Piłkarze

Adrian Sikora

4/12/2017 14:17

Adrian Sikora na spotkaniu z okazji jubileuszu 40-lecia Podokręgu Skoczów został uhonorowany brązową odznaką Śląskiego Związku Piłki Nożnej.


- Podokręg Skoczów to dla mnie matecznik - mówi Adrian Sikora. - Moja piłkarska droga zaczęła się w Czantorii Nieorodzim, a później przez Kuźnię Ustroń i Beskid Skoczów wiodła do Bielska-Białej, gdzie wywalczyłem awans na zaplecze ekstraklasy i z Podbeskidzia po rundzie jesiennej, w której strzeliłem 6 goli, trafiłem do Górnika Zabrze. Bez tego początku nie byłoby więc występów w reprezentacji, przeprowadzki do Dyskobolii Groclinu Grodzisk Wielkopolski, z którą dwa razy wywalczyłem Puchar Polski i Puchar Ekstraklasy oraz grałem w europejskich pucharach z FC Girondins de Bordeaux, czy RC Lens, po których wyruszyłem za granicę. Dlatego gdy po grze w Hiszpanii i na Cyprze wróciłem do Polski, a przez Podbeskidzie, Piasta Gliwice i Nadwiślana Góra wróciłem do Kuźni, z którą wywalczyłem awans do IV ligi, to mogę powiedzieć, że moja piłkarska historia zatoczyła koło.

- Wraca pan pamięcią do początków kariery?

- Oczywiście, bo to były piękne lata. Człowiek był młody i miał marzenia, które realizował krok po kroku. Z grającej w okręgówce Kuźni przeszedłem do IV-ligowego Beskidu, a z niego do występującego w III lidze BBTS Ceramed, bo tak się wtedy nazywało Podbeskidzie. Zaliczyłem więc każdy szczebel piłkarskiej drabinki. W Beskidzie, którego działacze pozyskali mnie po rozmowach z kierownictwem klubu z Ustronia, jeszcze nie byłem jednak zawodowym piłkarzem. Prezes skoczowskiego klubu Marek Bylica, z którym teraz mam okazje grywać w tenisa, był moim pracodawcą. Zatrudnił mnie w swojej firmie i robiłem anteny satelitarne. Przez osiem godzin stałem przy prasie i wkładałem blachę, naciskałem guzik, a następnie wyciągałem gotowy już element i układałem. Za to dostawałem wypłatę, a treningi i mecze wypełniały mi wolny czas. Wstawałem skoro świt, bo o szóstej rano już trzeba było pracować i maluchem zbierałem po drodze kolegów, którzy też meldowali się w pracy. Nawet ostatnio wspominaliśmy ze śmiechem, że w piątkę mieściliśmy się w małym fiacie. Początki nie były więc łatwe i nikt mi nie dał od razu zawodowego kontraktu piłkarskiego, a pieniądze nie spadły mi z nieba. Dlatego tak bardzo później szanowałem sobie to do czego udało mi się dojść na boisku, a z kolegami z tamtych lat utrzymuję kontakty i miło wspominam swoje piłkarskie początki.

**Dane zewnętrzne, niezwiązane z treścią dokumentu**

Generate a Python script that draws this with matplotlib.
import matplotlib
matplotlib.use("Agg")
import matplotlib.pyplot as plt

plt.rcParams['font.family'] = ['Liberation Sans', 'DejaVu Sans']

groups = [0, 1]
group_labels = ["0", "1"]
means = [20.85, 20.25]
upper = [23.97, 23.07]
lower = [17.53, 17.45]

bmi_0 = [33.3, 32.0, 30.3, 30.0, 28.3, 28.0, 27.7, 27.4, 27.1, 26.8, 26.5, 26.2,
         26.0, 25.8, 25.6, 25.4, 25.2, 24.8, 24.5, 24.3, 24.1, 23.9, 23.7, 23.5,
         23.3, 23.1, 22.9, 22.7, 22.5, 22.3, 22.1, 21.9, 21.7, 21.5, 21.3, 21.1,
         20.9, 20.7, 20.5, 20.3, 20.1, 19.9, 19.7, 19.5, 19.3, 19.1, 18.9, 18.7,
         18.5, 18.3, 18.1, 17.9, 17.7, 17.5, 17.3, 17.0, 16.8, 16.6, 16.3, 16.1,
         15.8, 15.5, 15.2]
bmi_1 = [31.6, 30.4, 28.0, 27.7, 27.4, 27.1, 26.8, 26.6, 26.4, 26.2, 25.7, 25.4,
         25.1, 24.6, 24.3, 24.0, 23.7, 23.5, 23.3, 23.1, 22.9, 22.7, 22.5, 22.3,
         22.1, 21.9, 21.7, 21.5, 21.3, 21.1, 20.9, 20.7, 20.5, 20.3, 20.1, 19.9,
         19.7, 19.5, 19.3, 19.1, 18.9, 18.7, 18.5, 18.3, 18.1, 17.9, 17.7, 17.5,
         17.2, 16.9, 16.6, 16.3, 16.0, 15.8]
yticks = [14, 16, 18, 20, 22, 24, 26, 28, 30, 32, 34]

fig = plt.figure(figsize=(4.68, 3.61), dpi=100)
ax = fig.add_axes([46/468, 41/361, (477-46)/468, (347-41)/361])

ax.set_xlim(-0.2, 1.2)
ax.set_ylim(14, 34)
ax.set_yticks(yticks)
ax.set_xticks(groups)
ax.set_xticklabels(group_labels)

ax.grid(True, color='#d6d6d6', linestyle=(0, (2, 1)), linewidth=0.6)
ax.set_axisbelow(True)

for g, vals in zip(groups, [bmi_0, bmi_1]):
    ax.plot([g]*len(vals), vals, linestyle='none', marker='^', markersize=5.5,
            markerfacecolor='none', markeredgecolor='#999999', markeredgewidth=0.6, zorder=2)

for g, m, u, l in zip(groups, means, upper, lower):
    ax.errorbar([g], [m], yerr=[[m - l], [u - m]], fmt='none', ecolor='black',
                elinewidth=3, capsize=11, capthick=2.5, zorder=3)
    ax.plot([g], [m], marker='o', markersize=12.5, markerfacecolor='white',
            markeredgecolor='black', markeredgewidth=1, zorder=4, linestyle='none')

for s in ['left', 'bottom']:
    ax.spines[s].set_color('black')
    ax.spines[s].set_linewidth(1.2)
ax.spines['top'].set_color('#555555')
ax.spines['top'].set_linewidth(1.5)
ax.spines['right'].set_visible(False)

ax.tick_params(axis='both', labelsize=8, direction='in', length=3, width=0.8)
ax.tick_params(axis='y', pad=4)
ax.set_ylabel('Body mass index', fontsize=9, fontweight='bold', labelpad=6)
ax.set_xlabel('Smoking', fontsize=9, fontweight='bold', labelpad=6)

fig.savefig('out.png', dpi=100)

- Jakie ma pan plany na "popiłlarską" przyszłość?

- Na razie gram w Kuźni Ustroń i jako beniaminek IV ligi jesteśmy wśród drużyn, które wiosną będą musiały walczyć o utrzymanie. A kiedy przestanę już grać to chyba nie będę działaczem. Raczej zostanę na boisku jako trener. Mam na razie dyplom UEFA C, czyli licencję, która pozwala mi pracować z młodzieżą, bo w Ustroniu razem z Konradem Palą w Kuźni otworzyliśmy piłkarskie przedszkole i pracujemy z dziećmi od 3 lat, którym oferujemy zabawę z elementami piłki nożnej. Następne nasze grupy treningowe to roczniki 2011-2012 i 2009-2010, a w sumie mamy prawie setkę chętnych, bo wyniki naszej reprezentacji sprawiły, że mamy boom na piłkę.

- Ma pan następców?

- Mateusz ma 11 lat, Łukasz 8, a Jaś 4 latka. Najstarszy syn nie garnie się do treningów, ale średni i najmłodszy chodzą na zajęcia w moich grupach. Mogę nawet powiedzieć, że Łukasz ma "podwójne doładowanie" i za brata i za tatę. Widać u niego talent i może coś z tego będzie. A jeżeli faktycznie zostanie piłkarzem to będę bardzo szczęśliwy, bo piłka nożna, choć czasem daje też "popalić", to może dać więcej radości niż ktokolwiek jest sobie w stanie wyobrazić.